[Entries with chart source code]
○ ○ ○ ○ ○ ○ ○
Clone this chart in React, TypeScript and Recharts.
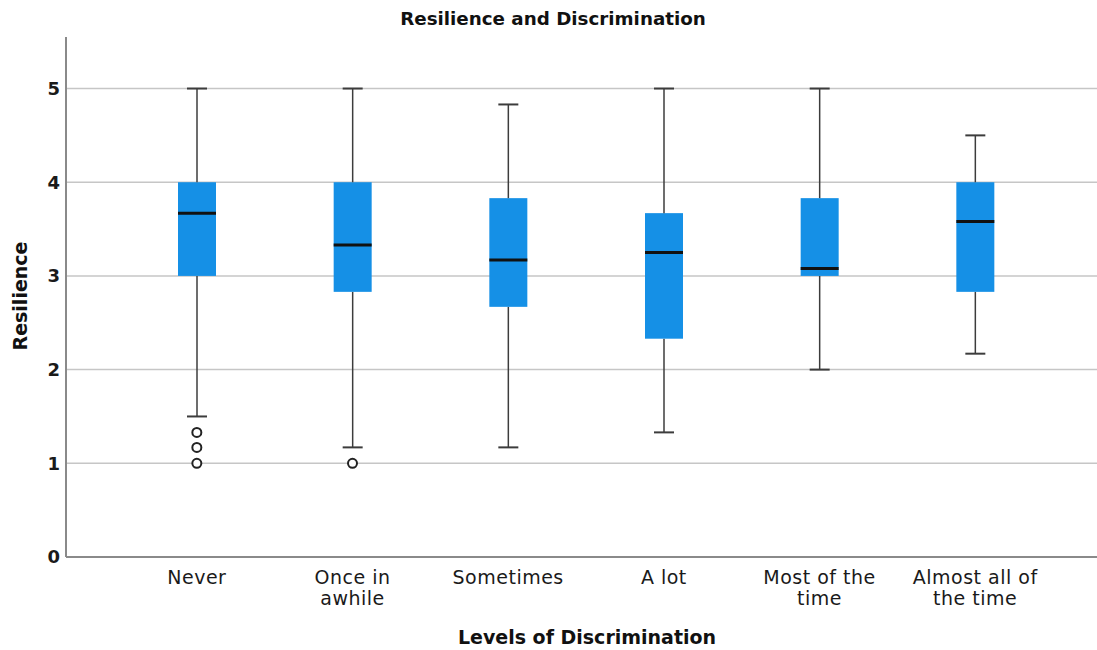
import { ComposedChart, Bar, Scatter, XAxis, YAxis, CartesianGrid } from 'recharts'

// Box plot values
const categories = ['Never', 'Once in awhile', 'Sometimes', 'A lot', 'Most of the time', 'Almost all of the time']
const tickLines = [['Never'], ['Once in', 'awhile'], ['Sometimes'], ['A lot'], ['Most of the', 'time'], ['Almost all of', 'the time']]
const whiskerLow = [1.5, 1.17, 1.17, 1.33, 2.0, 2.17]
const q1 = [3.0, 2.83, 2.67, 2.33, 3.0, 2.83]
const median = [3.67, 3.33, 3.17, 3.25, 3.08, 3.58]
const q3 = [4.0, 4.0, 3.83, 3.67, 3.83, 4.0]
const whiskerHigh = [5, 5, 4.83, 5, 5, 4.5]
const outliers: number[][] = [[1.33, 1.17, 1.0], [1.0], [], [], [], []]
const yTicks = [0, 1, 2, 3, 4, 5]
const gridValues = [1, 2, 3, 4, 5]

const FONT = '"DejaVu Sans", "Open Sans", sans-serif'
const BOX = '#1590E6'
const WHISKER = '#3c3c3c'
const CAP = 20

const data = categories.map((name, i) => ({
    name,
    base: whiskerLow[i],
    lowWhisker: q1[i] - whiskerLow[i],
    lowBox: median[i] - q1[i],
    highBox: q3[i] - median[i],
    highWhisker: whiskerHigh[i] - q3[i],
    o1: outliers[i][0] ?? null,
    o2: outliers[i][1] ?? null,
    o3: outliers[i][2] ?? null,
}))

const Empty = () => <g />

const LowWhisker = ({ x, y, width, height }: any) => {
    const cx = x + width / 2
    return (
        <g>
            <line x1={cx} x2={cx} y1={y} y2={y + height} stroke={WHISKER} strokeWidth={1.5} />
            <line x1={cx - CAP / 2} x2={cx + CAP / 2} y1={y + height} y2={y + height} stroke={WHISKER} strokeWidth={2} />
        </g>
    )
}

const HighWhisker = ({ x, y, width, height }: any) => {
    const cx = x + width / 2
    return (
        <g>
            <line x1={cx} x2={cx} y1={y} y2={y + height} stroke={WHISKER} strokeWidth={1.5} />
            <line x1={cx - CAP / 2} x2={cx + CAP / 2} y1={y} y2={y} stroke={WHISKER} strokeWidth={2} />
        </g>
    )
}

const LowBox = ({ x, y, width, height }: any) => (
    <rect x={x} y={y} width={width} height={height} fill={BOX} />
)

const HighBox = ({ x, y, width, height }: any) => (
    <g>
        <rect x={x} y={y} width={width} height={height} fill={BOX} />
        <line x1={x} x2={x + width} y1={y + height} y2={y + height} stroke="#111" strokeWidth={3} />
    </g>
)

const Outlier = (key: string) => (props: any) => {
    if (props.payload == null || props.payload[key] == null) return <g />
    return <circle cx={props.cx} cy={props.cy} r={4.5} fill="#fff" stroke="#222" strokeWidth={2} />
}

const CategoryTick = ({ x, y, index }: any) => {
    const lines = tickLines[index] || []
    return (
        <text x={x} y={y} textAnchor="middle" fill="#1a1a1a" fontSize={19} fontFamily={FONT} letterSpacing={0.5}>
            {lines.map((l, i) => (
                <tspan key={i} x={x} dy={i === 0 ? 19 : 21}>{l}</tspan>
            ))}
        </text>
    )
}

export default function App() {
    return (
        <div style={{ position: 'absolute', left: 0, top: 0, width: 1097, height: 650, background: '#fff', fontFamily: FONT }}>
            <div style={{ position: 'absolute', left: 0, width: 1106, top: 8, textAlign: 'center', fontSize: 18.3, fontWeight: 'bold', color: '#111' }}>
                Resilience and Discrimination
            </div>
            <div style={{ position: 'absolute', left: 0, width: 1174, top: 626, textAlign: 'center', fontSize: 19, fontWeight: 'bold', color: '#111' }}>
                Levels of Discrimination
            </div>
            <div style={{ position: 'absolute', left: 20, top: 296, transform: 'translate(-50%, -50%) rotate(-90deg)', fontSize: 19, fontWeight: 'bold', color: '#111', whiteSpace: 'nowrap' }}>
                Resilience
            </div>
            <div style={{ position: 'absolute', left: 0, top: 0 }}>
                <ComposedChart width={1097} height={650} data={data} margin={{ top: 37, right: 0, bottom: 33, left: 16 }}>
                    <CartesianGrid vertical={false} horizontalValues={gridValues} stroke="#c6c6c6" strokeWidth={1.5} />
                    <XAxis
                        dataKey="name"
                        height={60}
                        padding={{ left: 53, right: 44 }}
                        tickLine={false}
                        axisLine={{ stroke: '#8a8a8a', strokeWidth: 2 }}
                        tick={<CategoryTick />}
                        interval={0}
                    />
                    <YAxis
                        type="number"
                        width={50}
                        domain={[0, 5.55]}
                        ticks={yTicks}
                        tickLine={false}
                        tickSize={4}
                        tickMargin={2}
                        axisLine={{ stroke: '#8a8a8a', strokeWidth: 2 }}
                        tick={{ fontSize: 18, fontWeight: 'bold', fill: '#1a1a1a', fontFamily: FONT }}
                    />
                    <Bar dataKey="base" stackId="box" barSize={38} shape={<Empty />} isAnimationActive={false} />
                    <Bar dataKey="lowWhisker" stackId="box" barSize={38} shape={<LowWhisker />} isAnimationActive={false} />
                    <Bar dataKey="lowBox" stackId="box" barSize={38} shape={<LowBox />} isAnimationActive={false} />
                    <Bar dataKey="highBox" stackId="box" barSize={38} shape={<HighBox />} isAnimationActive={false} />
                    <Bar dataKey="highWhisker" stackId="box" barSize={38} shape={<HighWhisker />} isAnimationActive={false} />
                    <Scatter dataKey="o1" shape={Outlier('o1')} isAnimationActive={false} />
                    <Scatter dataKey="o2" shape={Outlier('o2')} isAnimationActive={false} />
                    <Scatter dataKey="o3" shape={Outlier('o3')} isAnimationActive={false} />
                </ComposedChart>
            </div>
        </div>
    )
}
○ ○ ○ ○ ○ ○ ○
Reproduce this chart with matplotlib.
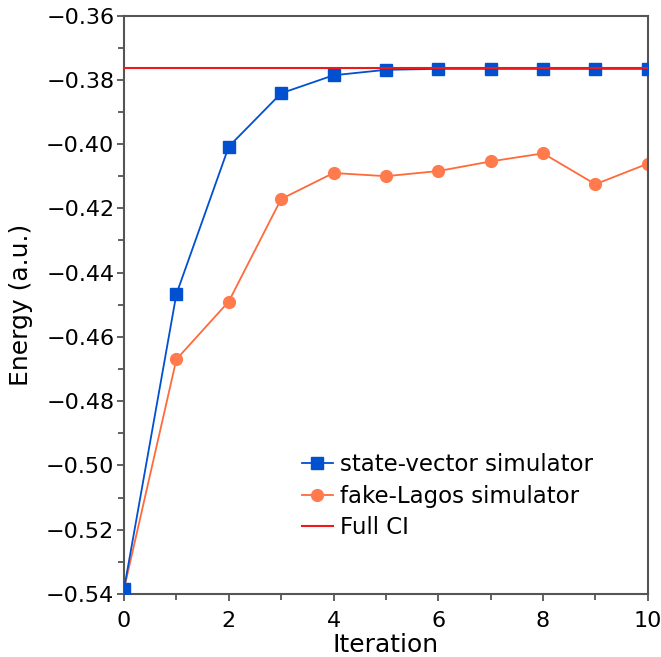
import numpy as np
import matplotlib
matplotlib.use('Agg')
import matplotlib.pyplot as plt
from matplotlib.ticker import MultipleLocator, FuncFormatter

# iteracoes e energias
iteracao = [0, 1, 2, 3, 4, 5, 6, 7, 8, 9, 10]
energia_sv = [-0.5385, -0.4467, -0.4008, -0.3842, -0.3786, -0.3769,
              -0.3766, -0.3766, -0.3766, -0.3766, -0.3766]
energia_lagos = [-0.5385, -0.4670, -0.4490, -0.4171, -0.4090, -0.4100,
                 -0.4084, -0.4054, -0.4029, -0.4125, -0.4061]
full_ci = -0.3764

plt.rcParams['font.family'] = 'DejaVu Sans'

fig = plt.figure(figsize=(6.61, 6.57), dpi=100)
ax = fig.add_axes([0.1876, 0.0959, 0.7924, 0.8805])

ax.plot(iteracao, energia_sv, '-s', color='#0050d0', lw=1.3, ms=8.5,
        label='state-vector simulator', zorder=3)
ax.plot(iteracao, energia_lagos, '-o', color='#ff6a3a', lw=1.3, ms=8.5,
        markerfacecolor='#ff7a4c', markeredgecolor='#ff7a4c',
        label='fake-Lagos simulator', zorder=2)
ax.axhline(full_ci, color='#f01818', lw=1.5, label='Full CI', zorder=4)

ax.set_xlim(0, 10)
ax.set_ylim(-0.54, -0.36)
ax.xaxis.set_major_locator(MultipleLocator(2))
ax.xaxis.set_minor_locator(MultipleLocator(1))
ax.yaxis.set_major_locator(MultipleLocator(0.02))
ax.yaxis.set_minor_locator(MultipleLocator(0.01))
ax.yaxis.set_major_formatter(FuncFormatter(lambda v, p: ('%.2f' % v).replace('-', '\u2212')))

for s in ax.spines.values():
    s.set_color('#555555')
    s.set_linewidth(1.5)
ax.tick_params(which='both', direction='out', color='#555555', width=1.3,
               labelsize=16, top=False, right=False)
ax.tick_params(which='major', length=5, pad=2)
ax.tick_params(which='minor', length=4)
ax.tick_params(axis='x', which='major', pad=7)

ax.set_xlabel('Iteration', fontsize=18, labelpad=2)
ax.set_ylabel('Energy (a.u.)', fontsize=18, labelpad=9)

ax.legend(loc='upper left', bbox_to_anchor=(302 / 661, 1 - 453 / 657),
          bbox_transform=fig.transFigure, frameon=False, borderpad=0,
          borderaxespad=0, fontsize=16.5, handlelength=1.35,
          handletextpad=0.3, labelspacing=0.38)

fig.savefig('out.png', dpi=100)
○ ○ ○ ○ ○ ○ ○
● Exercise requirements
Exactly as they appear, write out the lines from the one containing "Clone this chart" down to the one containing "const CAP = 20", both included. Pictures are left out.

● Task output
Clone this chart in React, TypeScript and Recharts.
import { ComposedChart, Bar, Scatter, XAxis, YAxis, CartesianGrid } from 'recharts'

// Box plot values
const categories = ['Never', 'Once in awhile', 'Sometimes', 'A lot', 'Most of the time', 'Almost all of the time']
const tickLines = [['Never'], ['Once in', 'awhile'], ['Sometimes'], ['A lot'], ['Most of the', 'time'], ['Almost all of', 'the time']]
const whiskerLow = [1.5, 1.17, 1.17, 1.33, 2.0, 2.17]
const q1 = [3.0, 2.83, 2.67, 2.33, 3.0, 2.83]
const median = [3.67, 3.33, 3.17, 3.25, 3.08, 3.58]
const q3 = [4.0, 4.0, 3.83, 3.67, 3.83, 4.0]
const whiskerHigh = [5, 5, 4.83, 5, 5, 4.5]
const outliers: number[][] = [[1.33, 1.17, 1.0], [1.0], [], [], [], []]
const yTicks = [0, 1, 2, 3, 4, 5]
const gridValues = [1, 2, 3, 4, 5]

const FONT = '"DejaVu Sans", "Open Sans", sans-serif'
const BOX = '#1590E6'
const WHISKER = '#3c3c3c'
const CAP = 20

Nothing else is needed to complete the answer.